When I have a strong animal dream, I always consider that there is some deeper meaning to it. Just to do a quick recap of what more traditional interpretations would suggest, the swan might be an omen of economic wealth, a recommendation to take care and act with dignity and grace, a sign that the dreamer is happy with their personal life, or even a phallus symbol (just think of its long neck and the rape scene between Leda and the Zeus-swan in Greek mythology). The relation to the water is also of importance. If the swan is black and close to clear water, this could denote illicit pleasure or feelings of discord with sexuality. If the swan floats the surface of a swimming pool or a little pond, this could mean that spirituality is restricted. On the other hand, if the swan dives, this is a sign that the dreamer is really getting into life. If the dreamer is a believing Christian, the swan might be a representation of the Holy Ghost.

Now, it would be easy to assume that the ballet relationship between a black and a white woman-swan was – according to dream logic – transposed and distorted, so that the story about the two male authors is actually about working with issues such as mirror stage, narcissism and lesbianism. This is quite an obvious reading and very much derived from recurring themes in my spiritual life: integrating different sides of myself, taking pleasure in the illicit, and so on. This doesn’t make the interpretation unimportant, but possibly, it is too simplified.

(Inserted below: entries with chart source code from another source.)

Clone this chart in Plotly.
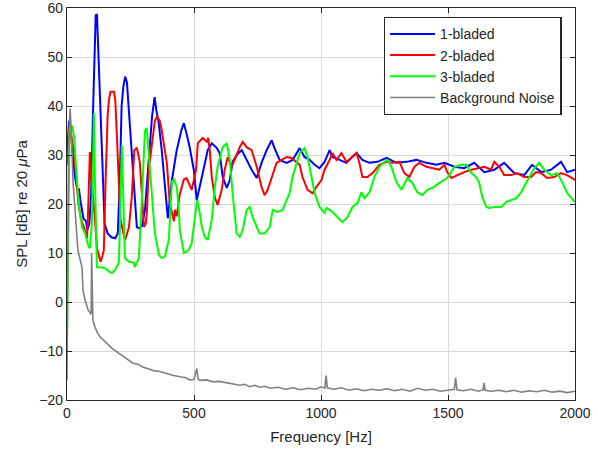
import plotly.graph_objects as go

# ---------------- data ----------------
freq_1 = [0, 8, 18, 30, 40, 47, 55, 65, 75, 80, 88, 95, 102, 108, 113, 118, 124, 132, 140, 148, 160, 175, 190, 200,
          208, 215, 222, 229, 236, 245, 255, 275, 285, 295, 307, 322, 335, 345, 352, 360, 373, 385, 393, 397, 413,
          432, 450, 460, 470, 483, 499, 511, 531, 554, 570, 590, 601, 613, 629, 641, 652, 668, 688, 707, 727, 747,
          766, 786, 806, 817, 837, 865, 888, 916, 935, 955, 975, 994, 1014, 1034, 1045, 1073, 1100, 1140, 1163,
          1191, 1222, 1258, 1297, 1336, 1376, 1415, 1454, 1486, 1525, 1564, 1603, 1643, 1682, 1721, 1761, 1800,
          1831, 1867, 1906, 1945, 1969, 2000]
spl_1 = [30, 37, 33, 26, 23, 23, 20, 17, 16.5, 14.7, 16, 22, 38, 52, 58.5, 58.7, 50, 35, 25, 16, 14, 13.2, 13, 14,
         25, 40, 44, 46, 44.8, 38, 31, 15.3, 15, 15.5, 18.8, 28.4, 38, 41.8, 39, 37, 31, 24, 19.4, 17.1, 24.9,
         31, 35, 36.5, 34.5, 31.6, 27, 20.8, 25.5, 31, 32.4, 31.4, 30.4, 25.5, 23.3, 24.9, 28.6, 30, 31, 29, 27, 25.3,
         28.4, 31, 33, 31.4, 29, 28.4, 29, 31.4, 29.6, 29, 28, 27.3, 28.6, 31, 29.6, 29, 28.4, 30.4, 29,
         28.4, 28.6, 29.4, 28.4, 28.6, 29, 28.4, 28, 28.4, 27.6, 27.3, 28.4, 26.5, 27, 28.4, 26.3, 25.9,
         28, 26.5, 27, 28.6, 26.5, 27]

freq_2 = [0, 10, 20, 31, 45, 55, 68, 79, 84, 90, 96, 106, 110, 118, 126, 132, 140, 145, 152, 160, 165, 171, 185,
          190, 196, 203, 210, 222, 229, 244, 255, 265, 275, 287, 295, 303, 310, 314, 322, 334, 346, 354, 365, 373,
          393, 405, 421, 425, 432, 444, 460, 471, 491, 500, 508, 515, 534, 550, 556, 562, 570, 582, 593, 609, 621,
          633, 648, 660, 680, 692, 707, 727, 747, 766, 778, 790, 806, 825, 845, 865, 884, 904, 916, 927, 947, 967,
          982, 1002, 1014, 1034, 1045, 1061, 1081, 1100, 1120, 1140, 1151, 1163, 1183, 1203, 1230, 1258, 1281,
          1309, 1328, 1348, 1368, 1387, 1415, 1438, 1466, 1486, 1497, 1513, 1537, 1564, 1592, 1615, 1643, 1670,
          1682, 1702, 1721, 1749, 1772, 1800, 1827, 1847, 1867, 1890, 1918, 1945, 1969, 2000]
spl_2 = [28, 36, 33, 29, 20, 17, 15, 13, 20, 30.6, 25, 19.8, 17, 11, 9.2, 8.2, 9.5, 10.6, 25, 38, 41.2, 42.9, 42.9,
         41.2, 34.5, 24, 17, 14, 12.7, 15.3, 21.4, 31, 31.5, 28.4, 21.4, 15.3, 16, 18, 27, 31.6, 37, 37.8, 37, 35,
         28.4, 20, 16.5, 18.8, 17.5, 22, 25, 25.3, 22.9, 25, 27, 32.4, 33.5, 32.7, 33.5, 31, 25.5, 21.4, 19.8, 22.9, 27,
         29.6, 27.6, 29, 31.6, 32.7, 31.6, 31, 27.6, 23.5, 21.8, 22.9, 25.5, 28.4, 29, 29.6, 29.4, 28.4, 28, 25.5, 22.9, 22.2,
         23.5, 24.9, 27, 29, 30.4, 29, 30.4, 28.6, 29.6, 30.4, 28.4, 25.5, 25.5, 26.3, 28, 28.6, 28.4,
         28.6, 26.3, 25.5, 27.6, 28.4, 27.6, 27.3, 27, 28, 26.5, 25.3, 25.9, 26.5, 27, 27.3, 27.6, 27,
         28.6, 27.6, 25.9, 25.9, 26.3, 25.5, 25.5, 26.5, 26.3, 25.3, 25.5, 26.3, 25.9, 24.9]

freq_3 = [0, 5, 10, 20, 28, 39, 47, 59, 71, 86, 90, 98, 102, 106, 110, 118, 130, 149, 169, 177, 189, 204, 208,
          212, 216, 220, 224, 228, 244, 263, 267, 283, 295, 307, 314, 322, 334, 346, 362, 373, 385, 401, 413, 421,
          432, 440, 444, 460, 479, 491, 503, 512, 520, 531, 542, 554, 570, 582, 593, 613, 629, 641, 652, 668, 680,
          692, 707, 719, 731, 747, 758, 778, 798, 810, 829, 849, 865, 876, 888, 904, 916, 935, 947, 963, 975, 994,
          1014, 1022, 1045, 1065, 1085, 1104, 1124, 1144, 1159, 1171, 1191, 1210, 1230, 1250, 1262, 1277, 1297,
          1317, 1328, 1340, 1360, 1379, 1399, 1419, 1446, 1466, 1497, 1505, 1525, 1552, 1572, 1592, 1611, 1623,
          1635, 1651, 1662, 1682, 1710, 1729, 1749, 1769, 1788, 1800, 1820, 1839, 1859, 1879, 1906, 1930, 1949,
          1969, 2000]
spl_3 = [-8, 20, 35, 36, 33.7, 24.9, 19.4, 15.3, 14, 11.2, 11, 16, 28.4, 38.6, 25, 7.1, 7.1, 6.9, 6.1, 5.9, 6.5, 8,
         14.7, 22.9, 32, 25, 14.7, 9, 8.2, 8, 7.1, 9, 21.4, 35, 35.5, 30, 21.4, 14, 9.6, 9, 9.2, 12.7, 24.5, 25,
         23.5, 19, 14.7, 10, 10.6, 12, 17, 20.8, 19, 15.3, 13.3, 12.7, 16.7, 23.5, 27.6, 31.6, 32.4, 29, 22.2, 14, 13.3,
         14.7, 18.8, 19.4, 17.3, 15.3, 14, 14, 15.3, 18.8, 18.4, 18.8, 20.8, 22.2, 25.5, 28.4, 30.4, 31.4, 29.6, 25.5, 22.2, 19.4,
         18.2, 19.2, 18.4, 17.3, 16.3, 17.3, 19.4, 20.2, 22.4, 21.2, 22.4, 25.5, 27.6, 28.6, 29, 27.6, 24.5,
         22.9, 23.9, 25.3, 24.3, 22.4, 21.8, 22.9, 23.5, 24.3, 25.3, 25.9, 27.6, 28, 28, 26.3, 25.5, 24.3,
         21.4, 19.4, 19.2, 19.4, 19.4, 20.4, 20.8, 21.2, 22.4, 23.5, 25.3, 27.3, 28.4, 27, 25.9, 26.3, 24.5,
         22.2, 20.4]

freq_bg = [0, 3, 6, 10, 12, 16, 20, 24, 30, 39, 43, 50, 59, 63, 71, 83, 90, 95, 97, 99, 102, 110, 120, 130, 145,
           157, 170, 181, 200, 220, 240, 260, 280, 300, 320, 340, 365, 400, 420, 450, 465, 483, 500, 506, 511, 516,
           523, 550, 574, 600, 629, 655, 680, 700, 719, 740, 758, 780, 800, 830, 860, 890, 920, 950, 980, 1000,
           1015, 1020, 1025, 1050, 1080, 1110, 1140, 1170, 1200, 1230, 1260, 1290, 1320, 1350, 1380, 1410, 1440,
           1470, 1500, 1525, 1530, 1535, 1560, 1590, 1620, 1638, 1642, 1646, 1670, 1700, 1730, 1760, 1790, 1820,
           1850, 1880, 1910, 1940, 1970, 2000]
spl_bg = [-16, 10, 30, 37, 39.5, 36, 30, 24.3, 20, 14, 10.6, 9, 7.1, 2.4, 0.4, -1.6, -2.2, -2.5, 10, -1, -3.7, -5.1,
          -6.3, -7.1, -7.9, -8.6, -9.1, -9.6, -10.3, -11, -11.8, -12.5, -12.7, -13.3, -13.6, -14, -14.2, -14.8,
          -15.0, -15.3, -15.4, -15.9, -15.8, -14.5, -13.6, -15.7, -16.0, -15.9, -16.3, -16.2, -16.5, -16.8, -17.0,
          -16.8, -17.3, -17.0, -17.4, -17.2, -17.6, -17.4, -17.8, -17.5, -17.9, -17.6, -17.8, -17.3, -17.6, -15.0,
          -17.5, -17.8, -17.5, -18.0, -17.7, -18.1, -17.8, -18.0, -17.7, -18.1, -17.8, -18.2, -17.6, -18.0,
          -17.8, -18.2, -17.9, -17.8, -15.5, -17.9, -18.1, -17.8, -18.2, -17.9, -16.5, -18.0, -18.2, -18.0,
          -18.3, -18.0, -18.4, -18.1, -18.3, -18.0, -18.4, -18.2, -18.5, -18.2]

series_names = ["1-bladed", "2-bladed", "3-bladed", "Background Noise"]
x_ticks = [0, 500, 1000, 1500, 2000]
y_ticks = [-20, -10, 0, 10, 20, 30, 40, 50, 60]

# ---------------- figure ----------------
fig = go.Figure()
styles = [("#0000FF", 2), ("#FF0000", 2), ("#00FF00", 2), ("#808080", 1.6)]
for (fx, sy), name, (col, w) in zip([(freq_1, spl_1), (freq_2, spl_2), (freq_3, spl_3), (freq_bg, spl_bg)],
                                     series_names, styles):
    fig.add_trace(go.Scatter(x=fx, y=sy, mode="lines", name=name,
                             line=dict(color=col, width=w)))

axis_common = dict(showline=True, linecolor="#262626", linewidth=1.3, mirror="ticks",
                   ticks="inside", ticklen=5, tickcolor="#262626", tickwidth=1.3,
                   showgrid=True, gridcolor="#D9D9D9", gridwidth=1, zeroline=False, automargin=False,
                   ticklabeloverflow="allow",
                   tickfont=dict(family="Liberation Sans, Arial", size=14, color="#262626"))

fig.update_layout(
    width=598, height=457,
    margin=dict(l=67, r=23, t=8, b=57),
    paper_bgcolor="white", plot_bgcolor="white",
    font=dict(family="Liberation Sans, Arial", size=14, color="#262626"),
    xaxis=dict(range=[0, 2000], tickvals=x_ticks,
               title=dict(text="Frequency [Hz]", font=dict(size=15), standoff=11), **axis_common),
    yaxis=dict(range=[-20, 60], tickvals=y_ticks,
               title=dict(text="SPL [dB] re 20 <i>μ</i>Pa", font=dict(size=15), standoff=8), **axis_common),
    legend=dict(x=0.974, y=0.977, xanchor="right", yanchor="top", itemwidth=45,
                bgcolor="white", bordercolor="#262626", borderwidth=1.3,
                font=dict(size=14, color="#262626"), tracegroupgap=0),
    showlegend=True,
)

fig.write_html("out.html", config={"displayModeBar": False},
               post_script="document.body.style.margin='0';")
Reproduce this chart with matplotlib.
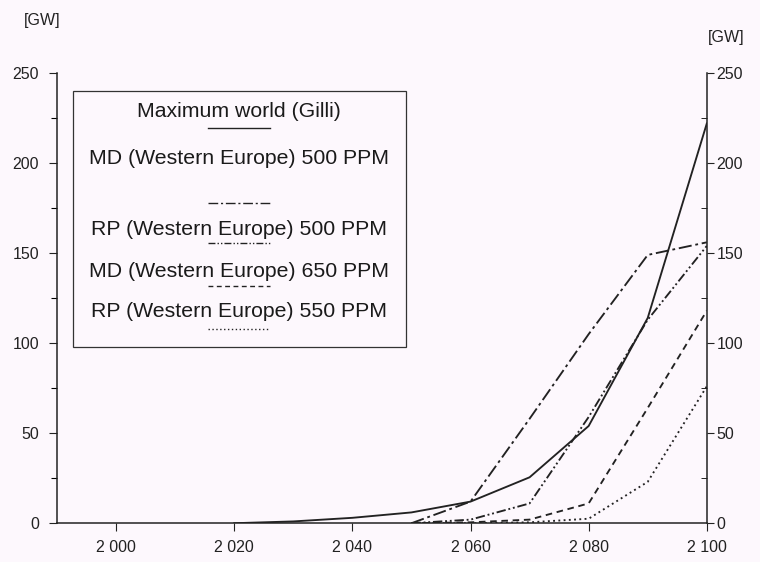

For what truly intrigues me with this dream is not the relationship between the two authors, but rather, how the dream partly emptied the swan symbol of traditional cultural meaning. In the dream, the swans somehow insisted on being inconsistent. They were certainly not woman swans. They were not even swans. For example, the black swan could take form as a violent event, but it could just as well be a nice surprise, or just something. The blackness had nothing to do with dark sides. It was more an image for improbability. The blank swan (aka the market maker) was maybe slightly more inscribed into a dream story in the sense that it had a spacial and corporal aspect to it. The blank swan was floating (possibly in a pond that was the pit – could this stand for an experienced restriction of spirituality in economy?) and it interacted with other swans, blank and black ones. So in a way, they made the black swan – which was not really a bird-swan – behave more like a bird-swan: at least when they encountered each other. The blank swans thus had more of a subjectivity, but their actions were not individual, spacial or temporal. They were not enemies or lovers: they didn’t plot. They just were a mindset.

If I would have to force them into a Swan Lake-setting, they would probably be a chaotic corps de ballet, guided by unknown impulses. I think I could like a Swan Lake with black and blank swans. Maybe that is how this dream was a wish fulfillment: a feasibility study for an unimaginable project.